_Task to carry out_.
Write out again, word for word, the lines below from the line that holds "Convert this chart to matplotlib code." through the line that holds "plt.rcParams['mathtext.rm'] = 'DejaVu", omitting pictures.

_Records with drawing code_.
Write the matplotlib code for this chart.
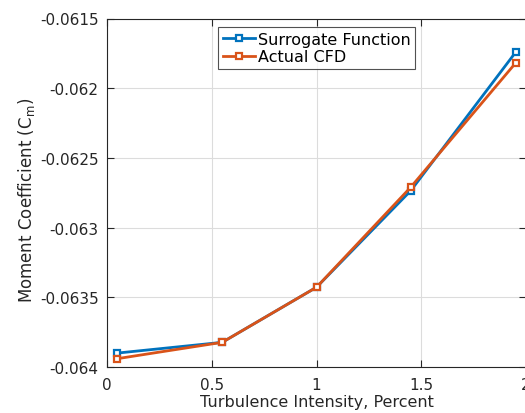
import matplotlib
matplotlib.use("Agg")
import matplotlib.pyplot as plt

x = [0.05, 0.55, 1.0, 1.45, 1.95]
surrogate = [-0.06390, -0.063823, -0.063428, -0.062735, -0.061743]
actual_cfd = [-0.063940, -0.063823, -0.063428, -0.062710, -0.061820]
xticks = [0, 0.5, 1, 1.5, 2]
yticks = [-0.064, -0.0635, -0.063, -0.0625, -0.062, -0.0615]
ytick_labels = ["-0.064", "-0.0635", "-0.063", "-0.0625", "-0.062", "-0.0615"]

plt.rcParams['font.family'] = ['DejaVu Sans']
fig = plt.figure(figsize=(5.25, 4.14), dpi=100)
W, H = 525, 414
l, r, t, b = 107, 526, 19.5, 368
ax = fig.add_axes([l / W, 1 - b / H, (r - l) / W, (b - t) / H])

blue = '#0072BD'
orange = '#D95319'
ax.plot(x, surrogate, '-s', color=blue, lw=2, ms=5, mfc='white', mec=blue, mew=1.6,
        label='Surrogate Function', zorder=3)
ax.plot(x, actual_cfd, '-s', color=orange, lw=2, ms=5, mfc='white', mec=orange, mew=1.6,
        label='Actual CFD', zorder=4)

ax.set_xlim(0, 2)
ax.set_ylim(-0.064, -0.0615)
ax.set_xticks(xticks)
ax.set_xticklabels(['0', '0.5', '1', '1.5', '2'])
ax.set_yticks(yticks)
ax.set_yticklabels(ytick_labels)
ax.grid(True, color='#dcdcdc', lw=0.8)
ax.set_axisbelow(True)
axc = '#262626'
for s in ax.spines.values():
    s.set_color(axc)
    s.set_linewidth(0.8)
ax.tick_params(direction='in', top=True, right=True, colors=axc, labelsize=11, length=5)
ax.tick_params(axis='x', pad=7)
ax.tick_params(axis='y', pad=6)
ax.set_xlabel('Turbulence Intensity, Percent', fontsize=11.5, color=axc, labelpad=2)
ax.set_ylabel('Moment Coefficient (C$_\\mathregular{m}$)', fontsize=12, color=axc, labelpad=2)
ax.yaxis.label.set_y(0.48)

leg = ax.legend(loc='upper left', bbox_to_anchor=((218 - l) / (r - l), 1 - (28 - t) / (b - t)),
                fontsize=11.5, frameon=True, fancybox=False, edgecolor=axc,
                handlelength=2.0, handletextpad=0.2, borderpad=0.3, labelspacing=0.15,
                borderaxespad=0)
leg.get_frame().set_linewidth(0.8)

fig.savefig('out.png', dpi=100)
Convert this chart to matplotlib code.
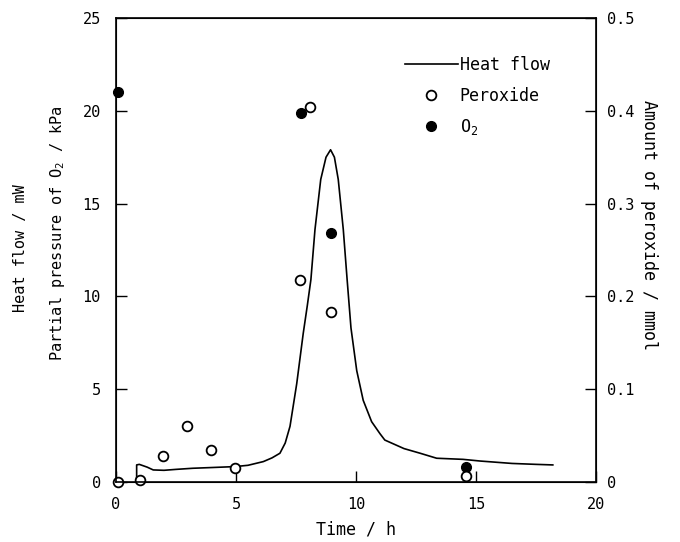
import numpy as np
import matplotlib.pyplot as plt
from matplotlib.ticker import FuncFormatter

plt.rcParams['font.family'] = ['DejaVu Sans Mono', 'DejaVu Sans']
plt.rcParams['mathtext.fontset'] = 'custom'
plt.rcParams['mathtext.rm'] = 'DejaVu Sans Mono'

# heat flow curve (mW) vs time (h)
heat_t = [0.86, 0.86, 0.97, 1.3, 1.55, 2.0, 2.5, 3.2, 4.0, 4.96, 5.5, 6.14, 6.5,
          6.83, 7.05, 7.25, 7.53, 7.8, 7.97, 8.12, 8.29, 8.53, 8.75, 8.94,
          9.1, 9.26, 9.47, 9.63, 9.79, 10.03, 10.3, 10.65, 11.0, 11.2, 12.0,
          12.67, 13.36, 14.46, 15.17, 16.5, 17.5, 18.2]
heat_q = [0.0, 0.92, 0.95, 0.8, 0.65, 0.63, 0.68, 0.74, 0.78, 0.83, 0.9, 1.1, 1.3,
          1.55, 2.1, 3.0, 5.3, 8.0, 9.5, 10.9, 13.6, 16.3, 17.5, 17.9,
          17.5, 16.3, 13.6, 10.9, 8.3, 6.0, 4.4, 3.25, 2.6, 2.26, 1.8,
          1.55, 1.28, 1.22, 1.13, 1.0, 0.95, 0.92]

# peroxide amount (mmol)
perox_t = [0.1, 1.0, 1.96, 2.96, 3.96, 4.96, 7.67, 8.1, 8.96, 14.6]
perox_n = [0.0, 0.002, 0.028, 0.06, 0.034, 0.015, 0.218, 0.404, 0.183, 0.006]

# O2 partial pressure (kPa)
o2_t = [0.1, 7.7, 8.96, 14.6]
o2_p = [21.0, 19.9, 13.4, 0.8]

fig = plt.figure(figsize=(6.8, 5.42), dpi=100)
ax = fig.add_axes([0.1706, 0.1107, 0.7059, 0.8561])
ax2 = ax.twinx()

l1, = ax.plot(heat_t, heat_q, color='black', lw=1.2, label='Heat flow')
l3, = ax.plot(o2_t, o2_p, 'o', color='black', ms=7, label='O$_2$', clip_on=False)
l2, = ax2.plot(perox_t, perox_n, 'o', mfc='white', mec='black', mew=1.3, ms=7,
               label='Peroxide', clip_on=False)

ax.set_xlim(0, 20)
ax.set_ylim(0, 25)
ax2.set_ylim(0, 0.5)
ax.set_xticks([0, 5, 10, 15, 20])
ax.set_yticks([0, 5, 10, 15, 20, 25])
ax2.set_yticks([0, 0.1, 0.2, 0.3, 0.4, 0.5])
ax2.yaxis.set_major_formatter(FuncFormatter(lambda v, p: '0' if v == 0 else f'{v:.1f}'))

ax.tick_params(direction='in', length=8, width=1, labelsize=11, pad=11)
ax2.tick_params(direction='in', length=8, width=1, labelsize=11, pad=8)
for s in ax2.spines.values():
    s.set_linewidth(1.2)

ax.set_xlabel('Time / h', fontsize=12, labelpad=6)
fig.text(0.03, 0.542, 'Heat flow / mW', rotation=90, fontsize=11, ha='center', va='center')
fig.text(0.085, 0.57, 'Partial pressure of O$_2$ / kPa', rotation=90, fontsize=11,
         ha='center', va='center')
fig.text(0.955, 0.585, 'Amount of peroxide / mmol', rotation=-90, fontsize=12,
         ha='center', va='center')

ax.legend([l1, l2, l3], ['Heat flow', 'Peroxide', 'O$_2$'], loc='upper left',
          bbox_to_anchor=(0.57, 0.95), frameon=False, fontsize=12,
          handlelength=3.2, handletextpad=0.1, labelspacing=0.75)

fig.savefig('out.png', dpi=100)
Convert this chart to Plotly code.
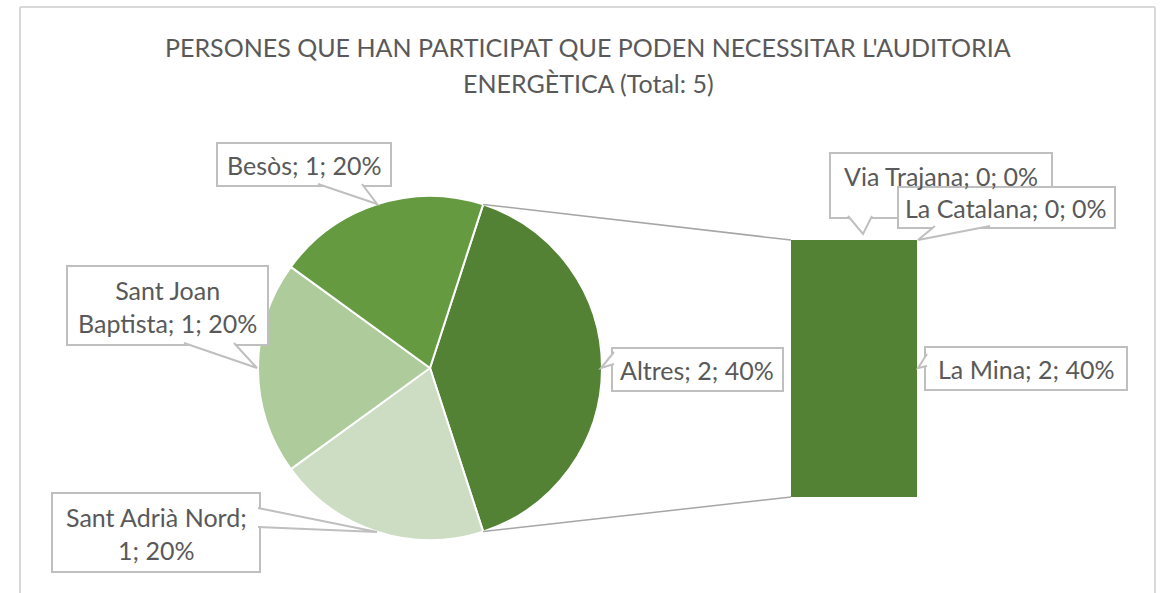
import math
import plotly.graph_objects as go

# ---------------- data ----------------
pie_labels = ["Altres", "Sant Adrià Nord", "Sant Joan Baptista", "Besòs"]
pie_values = [2, 1, 1, 1]
pie_colors = ["#548235", "#CCDDC3", "#AECB9B", "#659A41"]

bar_labels = ["La Mina", "Via Trajana", "La Catalana"]
bar_values = [2, 0, 0]
bar_color = "#548235"

title_lines = ["PERSONES QUE HAN PARTICIPAT QUE PODEN NECESSITAR L'AUDITORIA",
               "ENERGÈTICA (Total: 5)"]

total = sum(pie_values)

# ---------------- geometry (screen pixels of the reference) ----------------
W, H = 1162, 593
PIE_CX, PIE_CY, PIE_R = 430, 368, 172
ROTATION = 18
BAR_X0, BAR_X1, BAR_Y0, BAR_Y1 = 791, 917, 240, 497

TXT = "#595959"
BORDER = "#BFBFBF"
FONT = "Lato"
LABEL_SIZE = 25
TITLE_SIZE = 25


def X(px):
    return px / W


def Y(py):
    return 1 - py / H


fig = go.Figure()

fig.add_trace(go.Pie(
    labels=pie_labels, values=pie_values, sort=False, direction="clockwise",
    rotation=ROTATION, textinfo="none", hoverinfo="label+value+percent",
    marker=dict(colors=pie_colors, line=dict(color="white", width=2)),
    domain=dict(x=[X(PIE_CX - PIE_R), X(PIE_CX + PIE_R)],
                y=[Y(PIE_CY + PIE_R), Y(PIE_CY - PIE_R)]),
    showlegend=False,
))

for lab, val in zip(bar_labels, bar_values):
    fig.add_trace(go.Bar(x=[0], y=[val], name=lab, width=[1],
                         marker=dict(color=bar_color, line=dict(width=0)),
                         showlegend=False))

shapes = []
# chart border (left, top, right)
for (ax, ay, bx, by) in [(20, 7, 20, 600), (20, 7, 1155, 7), (1155, 7, 1155, 600)]:
    shapes.append(dict(type="line", xref="paper", yref="paper",
                       x0=X(ax), y0=Y(ay), x1=X(bx), y1=Y(by),
                       line=dict(color="#D9D9D9", width=2)))

# connector lines from the "Altres" slice edges to the bar corners
a_start = math.radians(ROTATION)
a_end = math.radians(ROTATION + 360 * pie_values[0] / total)
p_top = (PIE_CX + PIE_R * math.sin(a_start), PIE_CY - PIE_R * math.cos(a_start))
p_bot = (PIE_CX + PIE_R * math.sin(a_end), PIE_CY - PIE_R * math.cos(a_end))
for (px, py), (bx, by) in [(p_top, (BAR_X0, BAR_Y0)), (p_bot, (BAR_X0, BAR_Y1))]:
    shapes.append(dict(type="line", xref="paper", yref="paper",
                       x0=X(px), y0=Y(py), x1=X(bx), y1=Y(by),
                       line=dict(color="#A6A6A6", width=1.5)))

# label callouts: box, wedge (b1, b2, tip), text centre, side
callouts = {
    "Besòs": dict(box=(217, 143, 391, 186), b1=(318, 186), b2=(362, 186), tip=(377, 204), side="b", tc=(304, 165)),
    "Sant Joan Baptista": dict(box=(67, 266, 268, 345), b1=(184, 345), b2=(234, 345), tip=(257, 368), side="b", tc=(167, 306)),
    "Sant Adrià Nord": dict(box=(52, 493, 260, 572), b1=(260, 508), b2=(260, 527), tip=(377, 532), side="r", tc=(156, 533)),
    "Altres": dict(box=(612, 348, 783, 391), b1=(612, 352), b2=(612, 364), tip=(601, 368), side="l", tc=(697, 370)),
    "Via Trajana": dict(box=(830, 153, 1052, 218), b1=(848, 218), b2=(872, 218), tip=(863, 234), side="b", tc=(941, 176)),
    "La Catalana": dict(box=(898, 187, 1115, 228), b1=(935, 228), b2=(990, 228), tip=(918, 240), side="b", tc=(1006, 208)),
    "La Mina": dict(box=(925, 347, 1127, 390), b1=(925, 354), b2=(925, 366), tip=(918, 368), side="l", tc=(1026, 369)),
}
line_breaks = {"Sant Joan Baptista": ("Sant Joan", "Baptista; {v}; {p}%"),
               "Sant Adrià Nord": ("Sant Adrià Nord;", "{v}; {p}%")}

annotations = []
vals = dict(list(zip(pie_labels, pie_values)) + list(zip(bar_labels, bar_values)))
order = ["Besòs", "Sant Joan Baptista", "Sant Adrià Nord", "Altres", "La Mina", "Via Trajana", "La Catalana"]
inset = {"b": (0, -2), "t": (0, 2), "l": (2, 0), "r": (-2, 0)}
for name in order:
    c = callouts[name]
    x0, y0, x1, y1 = c["box"]
    shapes.append(dict(type="rect", xref="paper", yref="paper", x0=X(x0), x1=X(x1), y0=Y(y0), y1=Y(y1),
                       line=dict(color=BORDER, width=2), fillcolor="white"))
    dx, dy = inset[c["side"]]
    b1 = (c["b1"][0] + dx, c["b1"][1] + dy)
    b2 = (c["b2"][0] + dx, c["b2"][1] + dy)
    t = c["tip"]
    shapes.append(dict(type="path", xref="paper", yref="paper",
                       path=f"M {X(b1[0])} {Y(b1[1])} L {X(t[0])} {Y(t[1])} L {X(b2[0])} {Y(b2[1])} Z",
                       line=dict(width=0), fillcolor="white"))
    shapes.append(dict(type="path", xref="paper", yref="paper",
                       path=f"M {X(b1[0])} {Y(b1[1])} L {X(t[0])} {Y(t[1])} L {X(b2[0])} {Y(b2[1])}",
                       line=dict(color=BORDER, width=2), fillcolor="rgba(0,0,0,0)"))
    v = vals[name]
    p = round(100 * v / total)
    if name in line_breaks:
        text = "<br>".join(s.format(v=v, p=p) for s in line_breaks[name])
    else:
        text = f"{name}; {v}; {p}%"
    annotations.append(dict(xref="paper", yref="paper", x=X(c["tc"][0]), y=Y(c["tc"][1]),
                            text=text, showarrow=False, xanchor="center", yanchor="middle",
                            font=dict(family=FONT, size=LABEL_SIZE, color=TXT), align="center"))

for line, cy in zip(title_lines, [47, 83]):
    annotations.append(dict(xref="paper", yref="paper", x=X(588), y=Y(cy), text=line,
                            showarrow=False, xanchor="center", yanchor="middle",
                            font=dict(family=FONT, size=TITLE_SIZE, color=TXT)))

fig.update_layout(
    width=W, height=H, margin=dict(l=0, r=0, t=0, b=0),
    paper_bgcolor="white", plot_bgcolor="white",
    barmode="stack", bargap=0,
    xaxis=dict(domain=[X(BAR_X0), X(BAR_X1)], range=[-0.5, 0.5], visible=False, fixedrange=True),
    yaxis=dict(domain=[Y(BAR_Y1), Y(BAR_Y0)], range=[0, sum(bar_values)], visible=False, fixedrange=True),
    shapes=shapes, annotations=annotations,
)

fig.write_html("out.html", config={"displayModeBar": False},
               post_script="document.body.style.margin='0';document.body.style.overflow='hidden';")
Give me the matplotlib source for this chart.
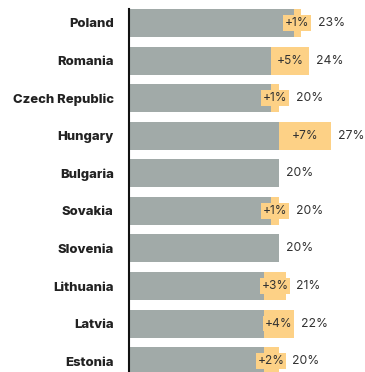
import matplotlib
matplotlib.use("Agg")
import matplotlib.pyplot as plt

countries = ["Poland", "Romania", "Czech Republic", "Hungary", "Bulgaria",
             "Sovakia", "Slovenia", "Lithuania", "Latvia", "Estonia"]
base = [22, 19, 19, 20, 20, 19, 20, 18, 18, 18]
change = [1, 5, 1, 7, 0, 1, 0, 3, 4, 2]
totals = [23, 24, 20, 27, 20, 20, 20, 21, 22, 20]

GREY = "#a1aaa8"
ORANGE = "#fdd186"
TEXT = "#333333"

plt.rcParams["font.family"] = ["Inter", "DejaVu Sans"]

fig = plt.figure(figsize=(3.65, 3.72), dpi=100)
ax = fig.add_axes([129 / 365, 0, 232 / 365, 363 / 372])

y = list(range(len(countries)))
ax.barh(y, base, height=0.745, color=GREY, zorder=2)
ax.barh(y, change, left=base, height=0.745, color=ORANGE, zorder=2)

box_half = 1.8  # half width of the change tag, in percent units
for i in y:
    right = totals[i]
    if change[i]:
        mid = base[i] + change[i] / 2
        ax.text(mid, i, f"+{change[i]}%", ha="center", va="center",
                fontsize=8.6, color=TEXT, zorder=4,
                bbox=dict(boxstyle="square,pad=0.15", fc=ORANGE, ec="none"))
        right = max(right, mid + box_half)
    ax.text(right + 0.95, i, f"{totals[i]}%", ha="left", va="center",
            fontsize=8.8, color=TEXT)

ax.set_xlim(0, 31)
ax.set_ylim(9.287, -0.3725)
ax.set_yticks(y)
ax.set_yticklabels(countries, fontsize=9.4, fontweight="heavy", color="#222222")
ax.tick_params(axis="y", length=0, pad=11)
ax.set_xticks([])

for side in ["top", "right", "bottom"]:
    ax.spines[side].set_visible(False)
ax.spines["left"].set_linewidth(1.5)
ax.spines["left"].set_color("#111111")
ax.spines["left"].set_zorder(5)

fig.savefig("out.png", dpi=100)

_Written response_.
Convert this chart to matplotlib code.
import numpy as np
import matplotlib.pyplot as plt
from matplotlib.ticker import FuncFormatter

plt.rcParams['font.family'] = ['DejaVu Sans Mono', 'DejaVu Sans']
plt.rcParams['mathtext.fontset'] = 'custom'
plt.rcParams['mathtext.rm'] = 'DejaVu Sans Mono'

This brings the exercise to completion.